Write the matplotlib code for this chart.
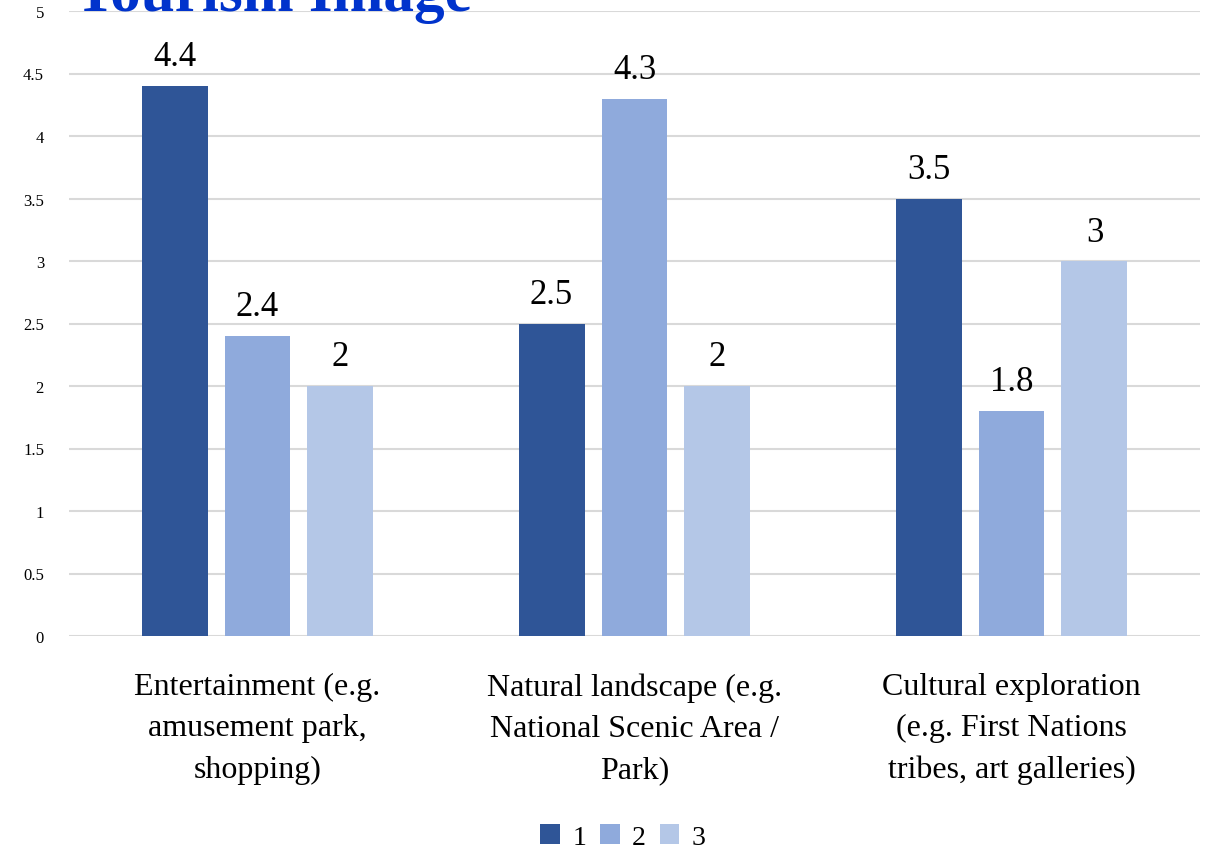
import matplotlib
matplotlib.use("Agg")
import matplotlib.pyplot as plt
import numpy as np

categories = ["Entertainment (e.g.\namusement park,\nshopping)",
              "Natural landscape (e.g.\nNational Scenic Area /\nPark)",
              "Cultural exploration\n(e.g. First Nations\ntribes, art galleries)"]
series_names = ["1", "2", "3"]
series_values = [
    [4.4, 2.5, 3.5],
    [2.4, 4.3, 1.8],
    [2.0, 2.0, 3.0],
]
colors = ["#2F5597", "#8FAADC", "#B4C7E7"]
yticks = [0, 0.5, 1, 1.5, 2, 2.5, 3, 3.5, 4, 4.5, 5]
title = "Tourism Image"

plt.rcParams['font.family'] = ['Liberation Serif', 'DejaVu Serif']

fig = plt.figure(figsize=(12.06, 8.54), dpi=100)
ax = fig.add_axes([69/1206, 217/854, (1200-69)/1206, (637-12)/854])

x = np.arange(len(categories))
width = 0.175
step = 0.22
for i, (name, vals) in enumerate(zip(series_names, series_values)):
    pos = x + (i - 1) * step
    bars = ax.bar(pos, vals, width=width, color=colors[i], label=name, zorder=3)
    for b, v in zip(bars, vals):
        lab = f"{v:g}"
        ax.annotate(lab, (b.get_x() + b.get_width()/2, v), xytext=(0, 9),
                    textcoords="offset points", ha="center", va="bottom",
                    fontsize=25, color="black")

ax.set_xlim(-0.5, 2.5)
ax.set_ylim(0, 5)
ax.set_yticks(yticks)
ax.set_yticklabels([f"{t:g}" for t in yticks], fontsize=12)
ax.yaxis.grid(True, color="#D9D9D9", linewidth=1.5, zorder=0)
ax.set_axisbelow(True)
for s in ax.spines.values():
    s.set_visible(False)
ax.tick_params(axis="both", length=0)
ax.tick_params(axis="y", pad=18)
ax.set_xticks(x)
ax.set_xticklabels(categories, fontsize=23, linespacing=1.55)
ax.tick_params(axis="x", pad=26)

fig.text(75/1206, 1 - 11/854, title, fontsize=44, fontweight="bold",
         color="#0033CC", ha="left", va="baseline")

leg = fig.legend(loc="center", bbox_to_anchor=(623/1206, 1 - 838/854), ncol=3,
                 frameon=False, fontsize=20, handlelength=0.7, handleheight=0.7,
                 columnspacing=0.5, handletextpad=0.45)

fig.savefig("out.png", dpi=100)
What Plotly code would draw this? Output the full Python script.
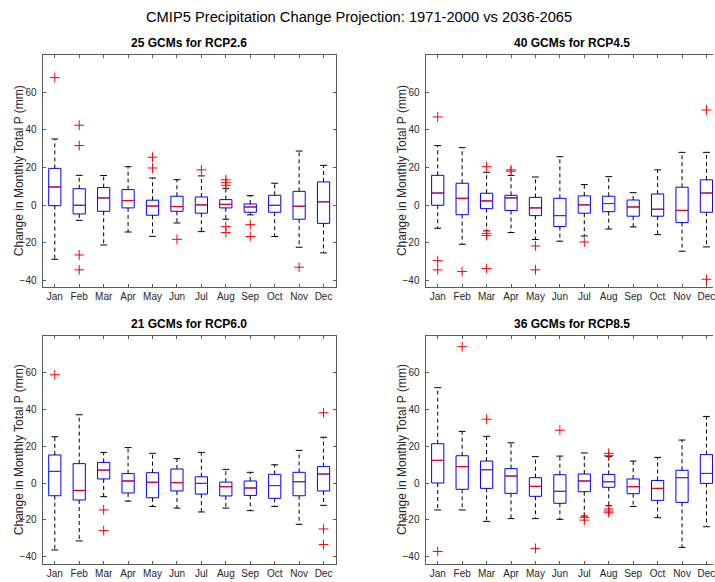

· · · · ·

Objective: All lines from the start of the entries above through the line containing "import numpy as np" are to be given again exactly; the pictures are not.

Result of the exercise:
Write the matplotlib code for this chart.
import matplotlib
matplotlib.use("Agg")
import matplotlib.pyplot as plt
import numpy as np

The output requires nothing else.